Forty-four days after and I’m still haunted, perhaps I’ll always be, perhaps I’ve always been: haunted by the possibility of evil. On Oct 7, 6:29am, I was still jetlagged from my visit to the US. I had ambitious plans for some posts: about the nature of dreams, following two wonderful weeks at Mark Twain’s Quarry Farm; about the global fight for democracy, returning to Princeton’s LISD after a long hiatus; and, well, about Barbie, the film which I should have forgotten by now, but somehow haven’t.
I will write these posts, partly because I’m starting to see a thread that goes through them to 10/7. But returning now to Sapienism, I will start with the carnage, in this and follow-up posts. I want to put my dark and hopeful impressions on this canvas, and to gradually connect the dots, and see what image emerges.
On October 7, 2023, the Saturday morning of the Jewish holiday of Simchat Torah, Israelis woke up to a nightmare, not knowing when they will wake up from it, and to what.
Fifty years earlier, to the day, on the second day of the Yom Kippur War, Defense Minister Moshe Dayan proclaimed, “It’s the destruction of the Third Temple.” The expression is lost in translation: the Hebrew for “temple” reads “home.” Dayan was wrong, but fifty years later, on that bleakest Saturday, with the gravest catastrophe in the country’s history, his proclamation of doom seemed prophetic. Many Israelis felt they lost their Home – and must fight to rebuild it.
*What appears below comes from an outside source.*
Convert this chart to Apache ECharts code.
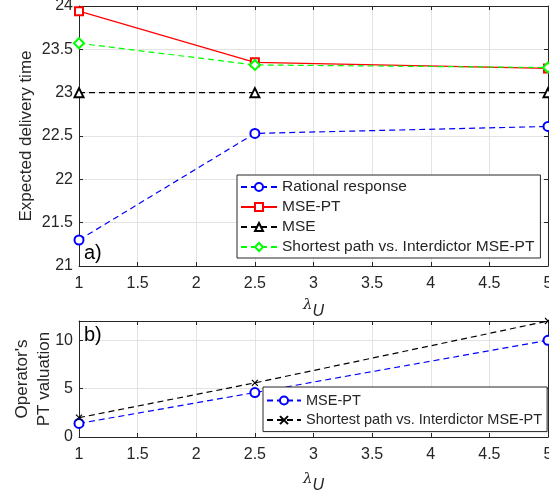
<!DOCTYPE html>
<html><head><meta charset="utf-8">
<script src="https://cdn.jsdelivr.net/npm/echarts@6/dist/echarts.min.js"></script>
<style>html,body{margin:0;padding:0;background:#fff}#c{width:549px;height:491px}</style>
</head><body><div id="c"></div>
<script>
// ---- data ----
const lambdaU = [1, 2.5, 5];
const rationalResponse = [21.30, 22.53, 22.61];
const msePT = [23.94, 23.35, 23.28];
const mse = [23.00, 23.00, 23.00];
const shortestPathPT = [23.57, 23.32, 23.29];
const pvMsePT = [1.4, 4.6, 10.0];
const pvShortestPath = [2.0, 5.6, 12.0];
const topNames = ['Rational response', 'MSE-PT', 'MSE', 'Shortest path vs. Interdictor MSE-PT'];
const botNames = ['MSE-PT', 'Shortest path vs. Interdictor MSE-PT'];
const BOT_SUFFIX = '\u200b';

const pts = (ys) => lambdaU.map((x, i) => [x, ys[i]]);
const FONT = 'Liberation Sans, Arial, Helvetica, sans-serif';
const TXT = '#262626';
const GRIDC = '#e3e3e3';

function xAxisMain(gi) {
  return {
    type: 'value', gridIndex: gi, min: 1, max: 5, interval: 0.5, position: 'bottom',
    axisLine: {show: true, onZero: false, lineStyle: {color: TXT, width: 1}},
    axisTick: {show: true, inside: true, length: 4, lineStyle: {color: TXT}},
    axisLabel: {color: TXT, fontSize: 16, fontFamily: FONT, margin: 10},
    splitLine: {show: true, lineStyle: {color: GRIDC, width: 1}},
    name: '{l|λ}{s|U}', nameLocation: 'middle', nameGap: gi === 0 ? 32 : 35, nameMoveOverlap: false,
    nameTextStyle: {color: TXT, fontFamily: FONT, rich: {
      l: {fontSize: 15, color: TXT, fontFamily: 'DejaVu Serif', fontStyle: 'italic', verticalAlign: 'top', lineHeight: 22},
      s: {fontSize: 16, color: TXT, fontFamily: FONT, fontStyle: 'italic', verticalAlign: 'bottom', lineHeight: 22, padding: [9, 0, 0, 0]}
    }}
  };
}
function xAxisTop(gi) {
  return {
    type: 'value', gridIndex: gi, min: 1, max: 5, interval: 0.5, position: 'top',
    axisLine: {show: true, onZero: false, lineStyle: {color: TXT, width: 1}},
    axisTick: {show: true, inside: true, length: 4, lineStyle: {color: TXT}},
    axisLabel: {show: false}, splitLine: {show: false}
  };
}
function yAxisMain(gi, min, max, interval, name, gap) {
  return {
    type: 'value', gridIndex: gi, min: min, max: max, interval: interval, position: 'left',
    axisLine: {show: true, onZero: false, lineStyle: {color: TXT, width: 1}},
    axisTick: {show: true, inside: true, length: 4, lineStyle: {color: TXT}},
    axisLabel: {color: TXT, fontSize: 16, fontFamily: FONT, margin: 6,
      formatter: (v) => (gi === 1 && v > 10) ? '' : String(v)},
    splitLine: {show: true, lineStyle: {color: GRIDC, width: 1}},
    name: name, nameLocation: 'middle', nameGap: gap, nameMoveOverlap: false,
    nameTextStyle: {color: TXT, fontSize: 17, fontFamily: FONT, lineHeight: 22}
  };
}
function yAxisRight(gi, min, max, interval) {
  return {
    type: 'value', gridIndex: gi, min: min, max: max, interval: interval, position: 'right',
    axisLine: {show: true, onZero: false, lineStyle: {color: TXT, width: 1}},
    axisTick: {show: true, inside: true, length: 4, lineStyle: {color: TXT}},
    axisLabel: {show: false}, splitLine: {show: false}
  };
}

function lineSeries(name, data, color, symbol, dash, xi, yi, size) {
  return {
    type: 'line', name: name, data: data, xAxisIndex: xi, yAxisIndex: yi,
    symbol: symbol, symbolSize: size || 9, showAllSymbol: true,
    itemStyle: {color: color, borderColor: color, borderWidth: 1.2},
    lineStyle: {color: color, width: 1.2, type: dash ? [6, 4] : 'solid'},
    clip: false, z: 3
  };
}

const chart = echarts.init(document.getElementById('c'), null, {renderer: 'canvas'});
chart.setOption({
  animation: false,
  backgroundColor: '#fff',
  grid: [
    {left: 79, right: 1, top: 6, height: 260, show: false, containLabel: false, outerBoundsMode: 'none'},
    {left: 79, right: 1, top: 321, height: 116, show: false, containLabel: false, outerBoundsMode: 'none'}
  ],
  xAxis: [xAxisMain(0), xAxisMain(1), xAxisTop(0), xAxisTop(1)],
  yAxis: [
    yAxisMain(0, 21, 24, 0.5, 'Expected delivery time', 42),
    yAxisMain(1, 0, 12, 5, "Operator's\nPT valuation", 24),
    yAxisRight(0, 21, 24, 0.5),
    yAxisRight(1, 0, 12, 5)
  ],
  legend: [
    {
      orient: 'vertical', left: 237, top: 175,
      data: topNames,
      itemWidth: 36, itemHeight: 10, itemGap: 4,
      padding: [4, 6, 3, 3],
      borderColor: TXT, borderWidth: 1, backgroundColor: '#fff',
      textStyle: {color: TXT, fontSize: 15.5, fontFamily: FONT, lineHeight: 16},
      selectedMode: false
    },
    {
      orient: 'vertical', left: 263, top: 387,
      data: botNames.map(n => n + BOT_SUFFIX),
      formatter: (n) => n.replace(BOT_SUFFIX, ''),
      itemWidth: 34, itemHeight: 10, itemGap: 4.6,
      padding: [6, 5, 4, 3],
      borderColor: TXT, borderWidth: 1, backgroundColor: '#fff',
      textStyle: {color: TXT, fontSize: 14.5, fontFamily: FONT, lineHeight: 14},
      selectedMode: false
    }
  ],
  graphic: [
    {type: 'text', left: 84, top: 243, z: 10, style: {text: 'a)', fontSize: 20, fontFamily: FONT, fill: '#000'}},
    {type: 'text', left: 84, top: 325, z: 10, style: {text: 'b)', fontSize: 20, fontFamily: FONT, fill: '#000'}}
  ],
  series: [
    lineSeries(topNames[0], pts(rationalResponse), '#0000ff', 'emptyCircle', true, 0, 0, 9),
    lineSeries(topNames[1], pts(msePT), '#ff0000', 'emptyRect', false, 0, 0, 8),
    lineSeries(topNames[2], pts(mse), '#000000', 'emptyTriangle', true, 0, 0, 9),
    lineSeries(topNames[3], pts(shortestPathPT), '#00ff00', 'emptyDiamond', true, 0, 0, 10),
    lineSeries(botNames[0] + BOT_SUFFIX, pts(pvMsePT), '#0000ff', 'emptyCircle', true, 1, 1, 9),
    lineSeries(botNames[1] + BOT_SUFFIX, pts(pvShortestPath), '#000000', 'path://M0,0L10,10M10,0L0,10', true, 1, 1, 6)
  ]
});
</script>
</body></html>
The collective shock is larger than that of 1973. Then, due to a fateful intelligence error, the vast Egyptian and Syrian armies inflicted heavy losses on the IDF forces, which quickly recovered; Israel itself was not invaded. On Oct 7, 2023, at daybreak, Israelis witnessed their southern military posts, townships and Kibbutzim overrun, not by state armies, but by a militia and a mob, who crossed the supposedly unbreachable barrier, killing the soldiers left to guard it, and butchering over 1200 civilians, men and women, old and young, including children, even babies, torturing and kidnapping hundreds. Families with small children, young people celebrating a music festival for peace, foreign students and workers – terrorized, brutalized, raped, burnt alive, decapitated, humiliated, and paraded. Hamas spared no one.
Citizens of other advanced societies should take a momentary leap of imagination. Picture, if you will, the 9/11 attacks going far beyond the destruction of the World Trade Center to some eighty thousand Al-Qaeda gunmen invading the US, spreading carnage throughout NYC, massacring forty thousand, then kidnapping five thousand survivors to Taliban’s Afghanistan.
On 10/7, Israel became a failed state, its core institutions collapsing before our very eyes. Leviathan in the sands.
While Hamas attacked, the victims’ desperate cries for help were largely unmet, for hours on end, by the IDF and other state institutions. The state, that modern promise of omnipotent Leviathan, whose main task, indeed its raison d'être, is to shield its citizenry, vanished, or rather defected, leaving a harrowing collective sense of betrayal and abandonment.
With the state canopy removed, the very veneer of civilization – mutual help, respect and trust between human beings – seemed withdrawn, and we felt exposed, vulnerable, and alone. It was as if the 75-year-old Israel, this “high-tech nation,” had joined the ranks of failed states, its core institutions, in charge of protecting its own people, collapsing before our very eyes. We watched Leviathan dying in the sands.